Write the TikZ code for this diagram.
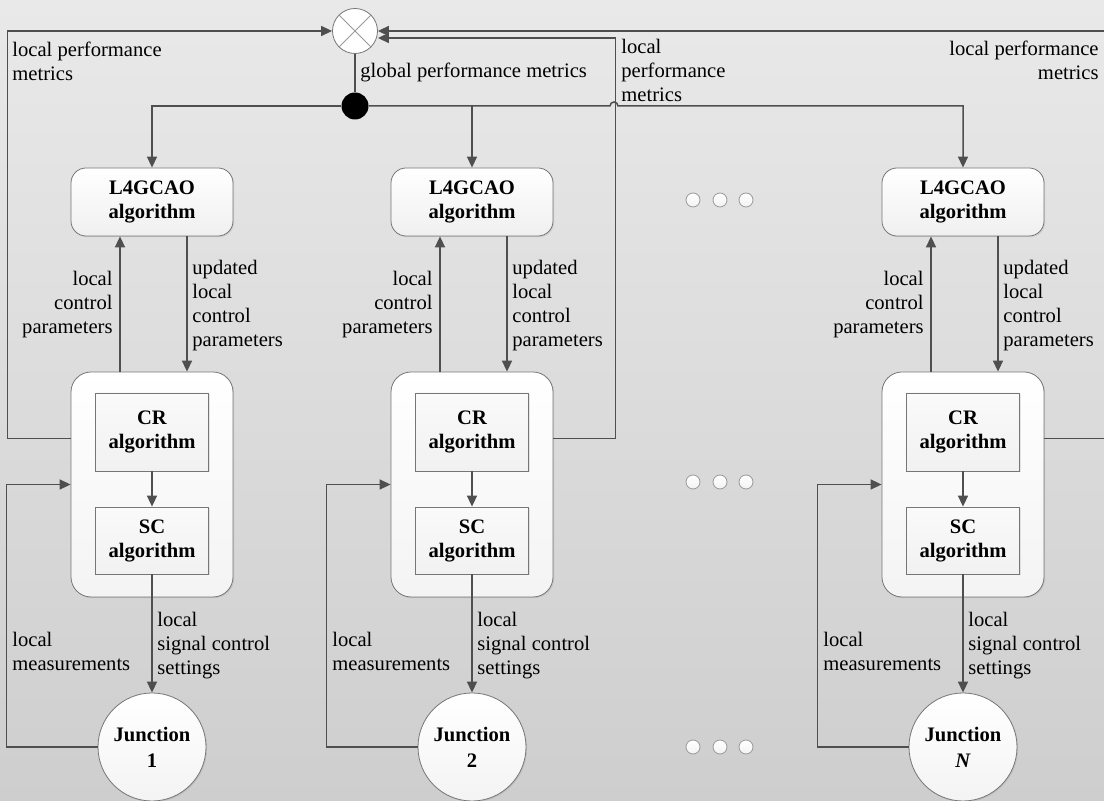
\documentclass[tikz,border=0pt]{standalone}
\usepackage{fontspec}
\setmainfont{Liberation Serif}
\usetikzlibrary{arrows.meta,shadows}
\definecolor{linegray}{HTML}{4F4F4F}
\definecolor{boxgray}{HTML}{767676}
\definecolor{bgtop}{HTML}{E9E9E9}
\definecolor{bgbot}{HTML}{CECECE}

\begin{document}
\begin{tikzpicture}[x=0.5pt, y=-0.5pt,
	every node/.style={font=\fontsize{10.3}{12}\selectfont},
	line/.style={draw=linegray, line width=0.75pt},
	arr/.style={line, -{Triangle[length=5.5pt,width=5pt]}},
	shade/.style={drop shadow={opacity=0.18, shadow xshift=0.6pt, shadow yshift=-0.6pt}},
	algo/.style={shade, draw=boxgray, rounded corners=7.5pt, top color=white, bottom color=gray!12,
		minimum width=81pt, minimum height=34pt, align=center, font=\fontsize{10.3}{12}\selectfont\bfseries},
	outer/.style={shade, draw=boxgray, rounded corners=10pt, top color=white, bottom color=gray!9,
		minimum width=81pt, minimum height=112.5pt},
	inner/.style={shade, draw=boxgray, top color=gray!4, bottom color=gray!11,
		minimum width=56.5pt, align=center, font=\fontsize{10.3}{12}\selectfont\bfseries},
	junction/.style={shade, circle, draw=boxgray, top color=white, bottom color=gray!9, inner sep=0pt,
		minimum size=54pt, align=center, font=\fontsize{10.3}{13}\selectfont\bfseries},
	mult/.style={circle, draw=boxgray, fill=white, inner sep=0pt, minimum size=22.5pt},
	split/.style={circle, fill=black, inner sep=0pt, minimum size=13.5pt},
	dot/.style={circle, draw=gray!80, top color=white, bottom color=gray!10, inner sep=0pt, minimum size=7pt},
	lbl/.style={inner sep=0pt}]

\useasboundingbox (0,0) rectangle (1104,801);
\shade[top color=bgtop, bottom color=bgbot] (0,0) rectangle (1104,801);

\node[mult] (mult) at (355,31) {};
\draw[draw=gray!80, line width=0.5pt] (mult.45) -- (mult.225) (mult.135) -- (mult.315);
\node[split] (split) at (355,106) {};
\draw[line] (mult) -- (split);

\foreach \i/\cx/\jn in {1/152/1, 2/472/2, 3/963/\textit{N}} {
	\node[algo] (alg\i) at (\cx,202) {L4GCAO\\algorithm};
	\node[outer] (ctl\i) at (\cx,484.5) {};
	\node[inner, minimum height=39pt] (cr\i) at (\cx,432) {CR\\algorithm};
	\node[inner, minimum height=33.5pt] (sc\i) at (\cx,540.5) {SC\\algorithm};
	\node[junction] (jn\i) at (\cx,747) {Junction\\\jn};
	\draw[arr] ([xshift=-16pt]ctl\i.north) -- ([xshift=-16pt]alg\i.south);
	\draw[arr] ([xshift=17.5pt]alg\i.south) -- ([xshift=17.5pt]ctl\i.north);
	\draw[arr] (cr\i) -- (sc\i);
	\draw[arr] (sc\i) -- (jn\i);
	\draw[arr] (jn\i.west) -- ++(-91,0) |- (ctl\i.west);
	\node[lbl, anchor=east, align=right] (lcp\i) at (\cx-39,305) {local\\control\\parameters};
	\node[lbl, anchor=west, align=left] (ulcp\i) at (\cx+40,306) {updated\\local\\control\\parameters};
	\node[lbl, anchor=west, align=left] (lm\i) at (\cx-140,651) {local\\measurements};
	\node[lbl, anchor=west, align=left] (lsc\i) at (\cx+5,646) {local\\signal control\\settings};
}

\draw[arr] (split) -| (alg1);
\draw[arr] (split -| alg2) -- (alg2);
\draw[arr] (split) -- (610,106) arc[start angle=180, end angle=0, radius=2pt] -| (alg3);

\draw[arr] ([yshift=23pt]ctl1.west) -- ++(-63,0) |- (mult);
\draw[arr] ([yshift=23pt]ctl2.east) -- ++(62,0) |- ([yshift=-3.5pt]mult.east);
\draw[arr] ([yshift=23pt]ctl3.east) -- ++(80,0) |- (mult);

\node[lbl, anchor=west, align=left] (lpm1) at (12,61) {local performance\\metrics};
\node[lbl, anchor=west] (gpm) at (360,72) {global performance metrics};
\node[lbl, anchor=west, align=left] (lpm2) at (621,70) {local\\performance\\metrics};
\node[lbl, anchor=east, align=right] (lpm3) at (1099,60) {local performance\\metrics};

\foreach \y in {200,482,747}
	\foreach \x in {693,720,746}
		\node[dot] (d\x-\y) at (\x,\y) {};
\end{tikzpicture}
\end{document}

* * *

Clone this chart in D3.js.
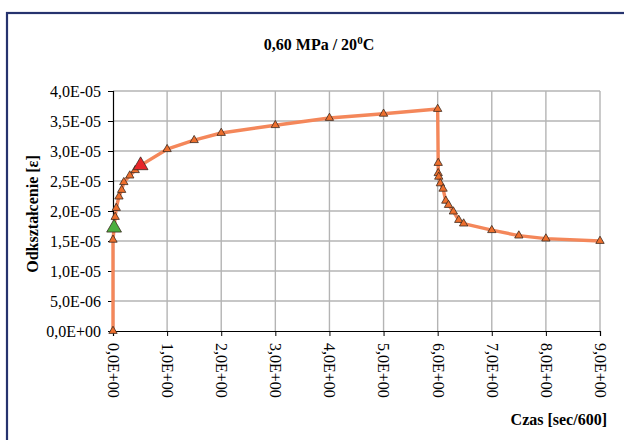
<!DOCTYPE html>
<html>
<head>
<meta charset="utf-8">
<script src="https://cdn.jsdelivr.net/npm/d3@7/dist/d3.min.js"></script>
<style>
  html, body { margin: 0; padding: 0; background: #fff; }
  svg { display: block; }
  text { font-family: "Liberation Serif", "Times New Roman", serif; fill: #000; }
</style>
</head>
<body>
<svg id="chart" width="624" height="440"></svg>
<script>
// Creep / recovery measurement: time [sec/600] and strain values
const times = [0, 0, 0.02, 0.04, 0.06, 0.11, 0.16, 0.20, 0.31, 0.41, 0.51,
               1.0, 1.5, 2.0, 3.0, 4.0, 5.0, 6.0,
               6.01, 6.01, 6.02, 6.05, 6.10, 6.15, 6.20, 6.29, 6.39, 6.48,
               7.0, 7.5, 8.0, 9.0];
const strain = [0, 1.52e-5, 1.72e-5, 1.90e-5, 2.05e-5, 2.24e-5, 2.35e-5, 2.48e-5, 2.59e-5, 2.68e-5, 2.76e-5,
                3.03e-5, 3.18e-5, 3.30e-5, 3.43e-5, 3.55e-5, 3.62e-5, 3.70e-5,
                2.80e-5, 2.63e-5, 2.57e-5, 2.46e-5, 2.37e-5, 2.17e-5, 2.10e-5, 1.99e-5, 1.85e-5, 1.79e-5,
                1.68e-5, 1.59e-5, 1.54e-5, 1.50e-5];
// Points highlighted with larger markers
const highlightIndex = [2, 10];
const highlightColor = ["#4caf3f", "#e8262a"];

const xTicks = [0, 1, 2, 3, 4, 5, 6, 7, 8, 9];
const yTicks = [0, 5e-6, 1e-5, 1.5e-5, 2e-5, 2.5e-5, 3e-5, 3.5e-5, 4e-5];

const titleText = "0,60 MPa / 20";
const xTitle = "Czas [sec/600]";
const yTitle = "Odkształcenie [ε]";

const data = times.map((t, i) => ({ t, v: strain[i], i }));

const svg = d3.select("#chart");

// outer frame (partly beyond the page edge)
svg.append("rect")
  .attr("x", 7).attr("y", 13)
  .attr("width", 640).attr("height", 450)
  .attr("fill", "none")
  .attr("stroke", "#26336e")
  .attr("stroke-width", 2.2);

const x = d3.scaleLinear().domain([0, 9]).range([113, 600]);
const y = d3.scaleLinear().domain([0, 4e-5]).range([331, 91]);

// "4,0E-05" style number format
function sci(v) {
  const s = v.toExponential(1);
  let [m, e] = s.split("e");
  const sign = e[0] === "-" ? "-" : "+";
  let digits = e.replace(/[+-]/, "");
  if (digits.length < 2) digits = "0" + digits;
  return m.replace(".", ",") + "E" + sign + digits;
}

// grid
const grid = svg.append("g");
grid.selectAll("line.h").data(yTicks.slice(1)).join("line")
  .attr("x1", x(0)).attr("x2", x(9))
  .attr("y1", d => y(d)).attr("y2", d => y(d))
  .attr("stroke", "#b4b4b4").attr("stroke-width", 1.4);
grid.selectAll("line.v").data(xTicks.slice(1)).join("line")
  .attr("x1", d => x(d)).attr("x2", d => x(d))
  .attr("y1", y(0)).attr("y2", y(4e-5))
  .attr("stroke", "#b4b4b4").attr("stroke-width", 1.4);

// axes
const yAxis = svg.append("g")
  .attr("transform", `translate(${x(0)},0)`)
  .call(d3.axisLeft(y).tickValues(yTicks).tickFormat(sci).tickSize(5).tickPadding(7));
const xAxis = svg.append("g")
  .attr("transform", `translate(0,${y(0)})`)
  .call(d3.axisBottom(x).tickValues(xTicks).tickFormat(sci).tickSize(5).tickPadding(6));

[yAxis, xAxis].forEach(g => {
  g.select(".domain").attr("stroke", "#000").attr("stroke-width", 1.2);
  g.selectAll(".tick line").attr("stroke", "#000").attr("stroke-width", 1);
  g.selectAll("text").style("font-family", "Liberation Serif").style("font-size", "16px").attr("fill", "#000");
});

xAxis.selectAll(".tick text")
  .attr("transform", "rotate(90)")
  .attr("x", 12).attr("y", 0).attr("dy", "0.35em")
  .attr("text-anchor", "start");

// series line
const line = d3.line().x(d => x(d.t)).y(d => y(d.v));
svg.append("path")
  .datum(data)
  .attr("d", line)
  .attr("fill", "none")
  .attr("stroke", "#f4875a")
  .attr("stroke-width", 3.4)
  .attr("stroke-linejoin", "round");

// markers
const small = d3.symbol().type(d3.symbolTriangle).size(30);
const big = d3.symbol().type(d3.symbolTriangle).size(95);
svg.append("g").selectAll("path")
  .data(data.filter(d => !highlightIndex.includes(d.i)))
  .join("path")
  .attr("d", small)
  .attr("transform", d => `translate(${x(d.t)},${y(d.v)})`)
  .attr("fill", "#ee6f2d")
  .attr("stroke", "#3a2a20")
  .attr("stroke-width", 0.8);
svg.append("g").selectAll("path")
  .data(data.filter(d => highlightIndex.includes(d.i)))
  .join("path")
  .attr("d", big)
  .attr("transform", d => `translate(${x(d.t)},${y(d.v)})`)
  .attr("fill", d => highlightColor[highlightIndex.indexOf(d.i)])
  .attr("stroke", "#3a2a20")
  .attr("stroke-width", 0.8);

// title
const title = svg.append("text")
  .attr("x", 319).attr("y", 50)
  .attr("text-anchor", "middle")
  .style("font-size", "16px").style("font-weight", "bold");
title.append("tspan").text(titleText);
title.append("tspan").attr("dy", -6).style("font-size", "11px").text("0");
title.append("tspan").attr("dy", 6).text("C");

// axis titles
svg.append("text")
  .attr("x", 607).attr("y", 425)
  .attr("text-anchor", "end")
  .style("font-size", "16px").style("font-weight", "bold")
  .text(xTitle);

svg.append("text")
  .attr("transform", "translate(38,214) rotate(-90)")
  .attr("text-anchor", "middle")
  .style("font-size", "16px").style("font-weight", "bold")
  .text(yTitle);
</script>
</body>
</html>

Task details: Copy out every line in the entries above that holds "this".

Final result:
Write the TikZ code for this diagram.
Clone this chart in D3.js.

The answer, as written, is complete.